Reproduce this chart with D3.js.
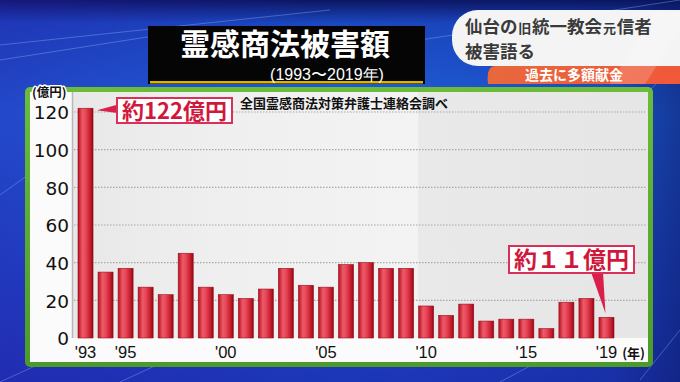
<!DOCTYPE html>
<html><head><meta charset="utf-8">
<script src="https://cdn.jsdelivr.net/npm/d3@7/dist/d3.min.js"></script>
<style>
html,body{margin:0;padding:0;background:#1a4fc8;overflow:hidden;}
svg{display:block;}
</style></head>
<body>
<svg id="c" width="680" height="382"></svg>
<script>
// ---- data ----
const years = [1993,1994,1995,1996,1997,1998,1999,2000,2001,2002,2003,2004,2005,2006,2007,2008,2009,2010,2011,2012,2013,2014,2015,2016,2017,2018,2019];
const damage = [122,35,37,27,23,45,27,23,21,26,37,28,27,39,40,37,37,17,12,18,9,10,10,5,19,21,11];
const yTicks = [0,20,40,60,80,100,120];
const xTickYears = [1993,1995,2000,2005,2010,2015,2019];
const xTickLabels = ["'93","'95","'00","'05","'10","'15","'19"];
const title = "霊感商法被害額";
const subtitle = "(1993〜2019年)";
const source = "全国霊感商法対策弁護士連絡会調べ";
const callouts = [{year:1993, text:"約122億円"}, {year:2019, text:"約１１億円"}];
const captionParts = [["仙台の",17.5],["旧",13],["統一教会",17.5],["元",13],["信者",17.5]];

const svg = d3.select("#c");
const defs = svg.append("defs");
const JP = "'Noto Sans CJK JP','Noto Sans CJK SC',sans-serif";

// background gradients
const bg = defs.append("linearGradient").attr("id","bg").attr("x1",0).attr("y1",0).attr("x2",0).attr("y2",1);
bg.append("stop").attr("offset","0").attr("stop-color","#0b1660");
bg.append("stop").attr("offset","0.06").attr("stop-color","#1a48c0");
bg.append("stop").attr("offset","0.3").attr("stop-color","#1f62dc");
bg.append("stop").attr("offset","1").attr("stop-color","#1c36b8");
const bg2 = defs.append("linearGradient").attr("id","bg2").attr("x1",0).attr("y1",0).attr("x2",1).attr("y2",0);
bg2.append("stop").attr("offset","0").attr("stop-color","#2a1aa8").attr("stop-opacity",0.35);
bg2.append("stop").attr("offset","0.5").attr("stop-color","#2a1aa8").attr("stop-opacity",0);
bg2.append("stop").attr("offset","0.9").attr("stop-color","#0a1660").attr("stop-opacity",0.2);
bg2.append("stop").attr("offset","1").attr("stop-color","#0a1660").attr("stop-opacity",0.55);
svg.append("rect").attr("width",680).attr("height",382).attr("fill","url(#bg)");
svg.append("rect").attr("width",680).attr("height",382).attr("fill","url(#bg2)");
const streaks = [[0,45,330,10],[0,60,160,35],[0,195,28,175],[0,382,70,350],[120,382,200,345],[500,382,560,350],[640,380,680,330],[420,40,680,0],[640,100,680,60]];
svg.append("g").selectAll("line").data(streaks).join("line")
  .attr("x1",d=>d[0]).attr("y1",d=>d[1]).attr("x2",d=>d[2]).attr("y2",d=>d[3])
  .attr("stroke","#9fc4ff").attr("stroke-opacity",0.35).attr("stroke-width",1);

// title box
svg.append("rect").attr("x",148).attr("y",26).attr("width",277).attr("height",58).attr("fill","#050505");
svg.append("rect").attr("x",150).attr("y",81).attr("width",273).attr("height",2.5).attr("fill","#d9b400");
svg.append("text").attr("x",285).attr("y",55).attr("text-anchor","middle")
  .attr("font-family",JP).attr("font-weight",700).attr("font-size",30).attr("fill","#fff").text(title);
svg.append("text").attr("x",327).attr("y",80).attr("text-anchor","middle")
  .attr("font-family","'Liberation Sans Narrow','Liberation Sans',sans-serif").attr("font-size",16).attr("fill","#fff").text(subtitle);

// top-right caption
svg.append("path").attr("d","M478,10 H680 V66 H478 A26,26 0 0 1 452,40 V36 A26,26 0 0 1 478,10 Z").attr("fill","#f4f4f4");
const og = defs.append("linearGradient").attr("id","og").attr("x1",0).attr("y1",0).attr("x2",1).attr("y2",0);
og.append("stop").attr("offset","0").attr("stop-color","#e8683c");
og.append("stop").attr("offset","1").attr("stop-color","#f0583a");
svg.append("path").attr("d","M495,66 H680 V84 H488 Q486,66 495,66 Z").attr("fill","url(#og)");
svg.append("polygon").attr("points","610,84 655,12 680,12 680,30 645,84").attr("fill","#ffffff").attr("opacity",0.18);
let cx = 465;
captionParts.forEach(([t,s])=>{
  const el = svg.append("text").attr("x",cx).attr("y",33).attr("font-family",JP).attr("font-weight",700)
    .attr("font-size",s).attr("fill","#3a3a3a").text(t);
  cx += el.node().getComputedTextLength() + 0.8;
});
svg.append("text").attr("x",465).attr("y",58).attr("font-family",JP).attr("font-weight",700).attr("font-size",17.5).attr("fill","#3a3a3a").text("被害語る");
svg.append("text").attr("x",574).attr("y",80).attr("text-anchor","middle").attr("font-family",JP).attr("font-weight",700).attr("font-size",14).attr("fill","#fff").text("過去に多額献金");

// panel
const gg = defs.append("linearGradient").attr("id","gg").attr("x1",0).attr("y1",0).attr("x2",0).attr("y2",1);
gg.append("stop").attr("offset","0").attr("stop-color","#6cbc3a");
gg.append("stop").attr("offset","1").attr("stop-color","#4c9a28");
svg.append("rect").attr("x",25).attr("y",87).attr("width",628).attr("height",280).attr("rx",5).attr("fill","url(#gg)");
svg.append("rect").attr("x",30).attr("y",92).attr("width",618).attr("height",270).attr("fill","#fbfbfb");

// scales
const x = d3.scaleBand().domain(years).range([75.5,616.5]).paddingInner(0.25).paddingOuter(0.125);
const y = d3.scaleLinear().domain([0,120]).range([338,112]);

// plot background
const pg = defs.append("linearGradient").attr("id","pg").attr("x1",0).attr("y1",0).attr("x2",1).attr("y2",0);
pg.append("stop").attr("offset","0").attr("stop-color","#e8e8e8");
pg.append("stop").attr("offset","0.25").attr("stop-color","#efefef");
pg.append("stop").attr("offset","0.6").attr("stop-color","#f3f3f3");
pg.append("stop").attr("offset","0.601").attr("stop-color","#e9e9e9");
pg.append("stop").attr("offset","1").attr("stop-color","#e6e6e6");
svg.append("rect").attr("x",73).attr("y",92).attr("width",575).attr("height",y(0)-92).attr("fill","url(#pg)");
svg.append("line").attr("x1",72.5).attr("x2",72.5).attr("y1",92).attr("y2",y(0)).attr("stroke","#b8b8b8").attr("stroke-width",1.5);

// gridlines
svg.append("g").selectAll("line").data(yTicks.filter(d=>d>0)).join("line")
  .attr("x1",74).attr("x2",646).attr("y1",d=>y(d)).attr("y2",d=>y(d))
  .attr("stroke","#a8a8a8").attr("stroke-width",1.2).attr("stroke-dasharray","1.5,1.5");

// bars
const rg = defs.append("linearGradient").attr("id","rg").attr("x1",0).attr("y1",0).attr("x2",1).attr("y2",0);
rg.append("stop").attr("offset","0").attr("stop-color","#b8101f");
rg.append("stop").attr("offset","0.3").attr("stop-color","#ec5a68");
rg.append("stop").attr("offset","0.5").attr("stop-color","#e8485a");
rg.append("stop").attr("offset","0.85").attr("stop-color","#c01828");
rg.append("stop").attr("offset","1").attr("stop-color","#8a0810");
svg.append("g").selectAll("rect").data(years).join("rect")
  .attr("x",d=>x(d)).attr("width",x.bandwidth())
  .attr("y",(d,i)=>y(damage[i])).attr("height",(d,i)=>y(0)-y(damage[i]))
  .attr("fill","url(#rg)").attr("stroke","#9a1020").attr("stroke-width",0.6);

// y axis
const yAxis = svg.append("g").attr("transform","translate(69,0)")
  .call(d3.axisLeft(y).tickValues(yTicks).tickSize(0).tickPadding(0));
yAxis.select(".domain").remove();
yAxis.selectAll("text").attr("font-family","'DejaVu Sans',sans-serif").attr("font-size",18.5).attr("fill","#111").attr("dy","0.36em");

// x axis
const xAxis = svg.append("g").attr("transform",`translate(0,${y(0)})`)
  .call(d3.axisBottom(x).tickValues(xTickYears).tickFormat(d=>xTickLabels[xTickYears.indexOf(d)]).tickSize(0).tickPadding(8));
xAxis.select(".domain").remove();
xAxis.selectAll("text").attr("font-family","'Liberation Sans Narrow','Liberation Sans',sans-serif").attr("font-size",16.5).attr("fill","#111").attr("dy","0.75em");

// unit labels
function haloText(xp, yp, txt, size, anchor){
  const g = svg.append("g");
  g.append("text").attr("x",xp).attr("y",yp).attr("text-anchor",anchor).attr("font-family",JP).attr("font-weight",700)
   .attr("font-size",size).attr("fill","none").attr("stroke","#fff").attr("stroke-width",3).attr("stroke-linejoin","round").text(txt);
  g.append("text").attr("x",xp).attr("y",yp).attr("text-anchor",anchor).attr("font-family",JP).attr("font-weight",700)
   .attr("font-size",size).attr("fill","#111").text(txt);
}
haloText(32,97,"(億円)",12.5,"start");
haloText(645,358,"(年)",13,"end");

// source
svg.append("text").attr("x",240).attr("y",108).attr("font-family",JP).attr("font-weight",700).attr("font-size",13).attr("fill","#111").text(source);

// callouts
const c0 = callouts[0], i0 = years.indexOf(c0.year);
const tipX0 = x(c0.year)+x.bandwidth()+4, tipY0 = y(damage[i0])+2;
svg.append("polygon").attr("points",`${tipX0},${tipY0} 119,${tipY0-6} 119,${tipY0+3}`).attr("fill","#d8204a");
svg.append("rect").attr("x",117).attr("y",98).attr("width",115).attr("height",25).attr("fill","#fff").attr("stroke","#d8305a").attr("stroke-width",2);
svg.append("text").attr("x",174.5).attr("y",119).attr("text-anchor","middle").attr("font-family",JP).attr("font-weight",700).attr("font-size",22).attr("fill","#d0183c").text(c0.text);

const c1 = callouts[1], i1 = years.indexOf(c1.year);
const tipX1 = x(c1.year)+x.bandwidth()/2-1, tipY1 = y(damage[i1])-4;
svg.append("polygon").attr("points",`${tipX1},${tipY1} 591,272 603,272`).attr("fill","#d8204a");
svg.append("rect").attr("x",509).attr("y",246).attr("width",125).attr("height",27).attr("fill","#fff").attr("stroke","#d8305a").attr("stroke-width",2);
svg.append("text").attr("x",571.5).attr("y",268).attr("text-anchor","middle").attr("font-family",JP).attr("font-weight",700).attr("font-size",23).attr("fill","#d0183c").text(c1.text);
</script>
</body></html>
##########
Objective: Everything from the top line of the data down to and including the line with "Sans CJK JP','Noto" is to be copied, except the pictures.

Final result:
Reproduce this chart with D3.js.
<!DOCTYPE html>
<html><head><meta charset="utf-8">
<script src="https://cdn.jsdelivr.net/npm/d3@7/dist/d3.min.js"></script>
<style>
html,body{margin:0;padding:0;background:#1a4fc8;overflow:hidden;}
svg{display:block;}
</style></head>
<body>
<svg id="c" width="680" height="382"></svg>
<script>
// ---- data ----
const years = [1993,1994,1995,1996,1997,1998,1999,2000,2001,2002,2003,2004,2005,2006,2007,2008,2009,2010,2011,2012,2013,2014,2015,2016,2017,2018,2019];
const damage = [122,35,37,27,23,45,27,23,21,26,37,28,27,39,40,37,37,17,12,18,9,10,10,5,19,21,11];
const yTicks = [0,20,40,60,80,100,120];
const xTickYears = [1993,1995,2000,2005,2010,2015,2019];
const xTickLabels = ["'93","'95","'00","'05","'10","'15","'19"];
const title = "霊感商法被害額";
const subtitle = "(1993〜2019年)";
const source = "全国霊感商法対策弁護士連絡会調べ";
const callouts = [{year:1993, text:"約122億円"}, {year:2019, text:"約１１億円"}];
const captionParts = [["仙台の",17.5],["旧",13],["統一教会",17.5],["元",13],["信者",17.5]];

const svg = d3.select("#c");
const defs = svg.append("defs");
const JP = "'Noto Sans CJK JP','Noto Sans CJK SC',sans-serif";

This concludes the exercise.